Their goal, from the beginning, was applied research: not just studying wall systems in the lab or publishing reports but putting this knowledge into practice out in the real world.
“If we can show what can be done, we’re not just talking. We’re creating something you can feel and touch,” Jack said. “Others can build on that success to change the way we construct buildings in a more responsible, healthy, and enduring way.”
Over the past two decades, this research has transformed housing in Alaska. The average house built today uses 75% less energy than past-generation homes, while a growing attention to ventilation and indoor air quality has improved the health of families living in these houses. This research, in effect, allows Alaskans to continue their traditional way of life.
Two people on skis pull a sled in an Arctic environment
Jack and his first wife Beth take off on a winter ski tour in the Brooks Range in the early 1970s. Photo courtesy of Jack Hébert
And in June, CCHRC moved to a bigger stage, joining NREL to tackle energy efficiency and clean energy in extreme climates and rural places around the world. For Jack, it is just the next turn in the trail.
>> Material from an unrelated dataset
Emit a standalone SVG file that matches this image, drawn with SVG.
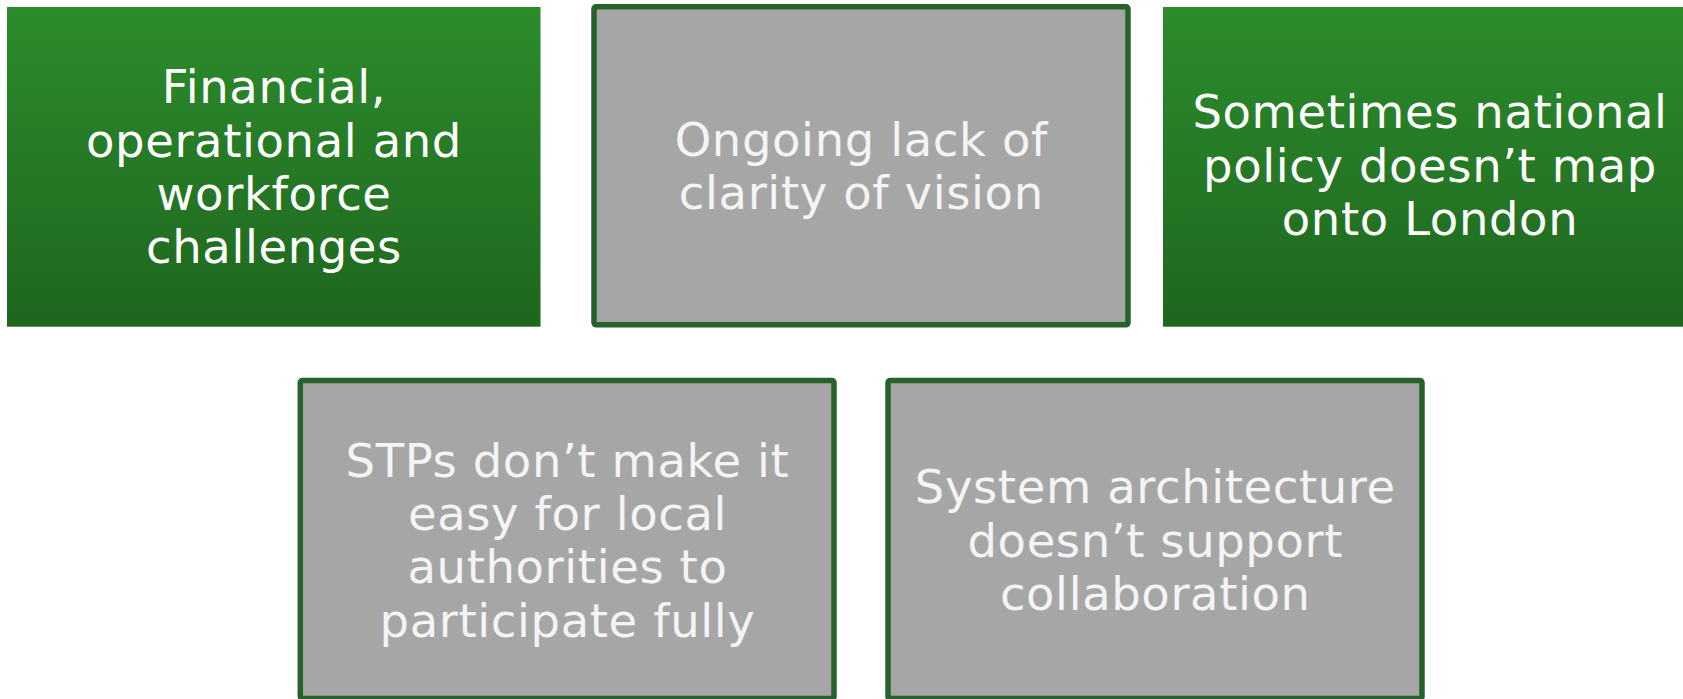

“Our vision from the beginning was that Alaska solutions could have global application,” Jack said. “There is a lot of ingenuity in this beautiful land at the top of the world.”
Returning to his iglu last summer, Jack ran a hand over the logs, which he and Beth had harvested a few miles upriver and floated down to their building site. The house was just as cozy and sheltered as he remembered. The land was timeless, too. But in the 50 years that had passed, he was definitely different.
He had created a research center that had advanced building science, pioneered solar and geothermal power in the subarctic, and helped define the future of Northern housing. He had learned how buildings interact with the soil, the water, the winds, and the food. Now, all these years later, he understood something that the Inupiaq people had known for millennia: that in truth, a home was more than just a building.